To request a job on the new nodes, one must specifically include it in the scheduler requirements. This can be done by including the gres requirement, for example #SBATCH --gpus-per-node=rtx_pro_6000:1 will request one of the RTX PRO 6000 GPUs for the job. Keep in mind that the V100 and A100 GPU nodes are the default nodes in the gpu partition, that is, if you simply request a job to runs in the gpu partition without specifying the kind of GPU through –gpus-per-node=GPUTYPE:N the job will be allocated wherever there is capacity in A100 or V100 nodes only. To ensure you get RTX GPUs always explicitly specify so in your jobscript.
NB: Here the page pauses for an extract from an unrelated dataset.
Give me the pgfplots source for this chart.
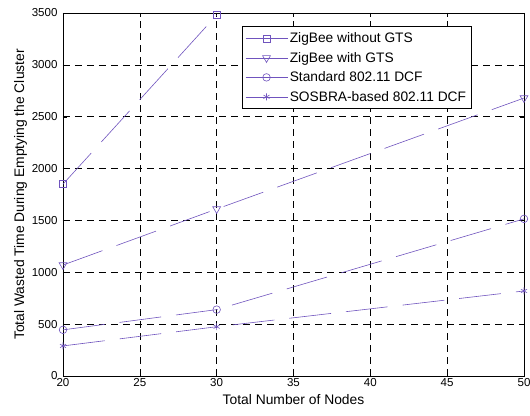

An example job script that requests two GPUs and 32 CPU cores could be:

job_rtx.sh
#!/bin/bash
#SBATCH --time=02:00:00
#SBATCH --nodes=1
#SBATCH --ntasks-per-node=32
#SBATCH --cpus-per-task=1
#SBATCH --mem-per-cpu=8GB
#SBATCH --partition=gpu
#SBATCH --gpus-per-node=rtx_pro_6000:2
 
echo "Running job..."
# Execute my code...

Because the existing Hábrók GPU enabled software stack was built for the V100 and A100 GPUs, most of the system-installed software is incompatible with the new nodes. This is because most installed versions of applications are not forwards compatible with NVIDIA GPUs using NVIDIA Compute Capability 12.0. This means you should not assume that any software you have previously used on Hábrók will work, whether that is a centrally installed module such as PyTorch/2.1.2-foss-2023a-CUDA-12.1.1 or GROMACS/2024.4-foss-2023b-CUDA-12.4.0, or a custom stack you built yourself in your user directories using tools like EasyBuild, or Python/Mamba environments. Attempting to load such software will likely result in runtime errors, unless the installed versions are recent enough.

To ensure compatibility, software should instead be freshly installed to your user space, as this guarantees that up-to-date versions built for the new hardware are used. As an example, installing PyTorch example can be done like this, using one of the interactive (GPU) nodes:

# Create directory if it doesn't exist in homedir
mkdir -p ~/venvs
# Load recent Python version
module load Python/3.13.1-GCCcore-14.2.0
# Verify we are using the right Python binary
python3 --version
# Should return Python 3.13.1
 
# Create and load virtual environment
python3 -m venv ~/venvs/rtx6000_venv
source ~/venvs/rtx6000_venv/bin/activate
 
# Upgrade pip and wheel to make sure latest packages can be installed
pip install --upgrade pip wheel
 
# Install PyTorch and torchvision
pip install torch
pip install torchvision

Then, use the newly created environment in a job using an RTX PRO 6000 GPU:

job_rtx.sh
#!/bin/bash
#SBATCH --job-name=rtx_example
#SBATCH --time=00:05:00
#SBATCH --nodes=1
#SBATCH --ntasks-per-node=1
#SBATCH --cpus-per-task=1
#SBATCH --mem-per-cpu=8GB
#SBATCH --partition=gpu
#SBATCH --gpus-per-node=rtx_pro_6000:1
#SBATCH --output=rtx_example.out
 
# Load virtual Python and venv
module load Python/3.13.1-GCCcore-14.2.0
source ~/venvs/rtx6000_venv/bin/activate
 
# Create a directory for the torchvision script
mkdir -p ~/torchvision_example
cd ~/torchvision_example
 
# Copy the script from the examples folder
cp /scratch/public/gpu_examples/main.py .
 
# Add execute permissions
chmod +x main.py
 
# Run the example
python3 main.py

If we have the jobscript job_rtx.sh in our a directory, we can submit it like any other job with sbatch job_rtx.sh.

Note that because we installed torch and torchvision through pip on an RTX node, the most recent and compatible sources and binaries were automatically downloaded for the installation. That way, we ensure that our code in main.py, that requires torch and torchvision can run without issues on the new nodes.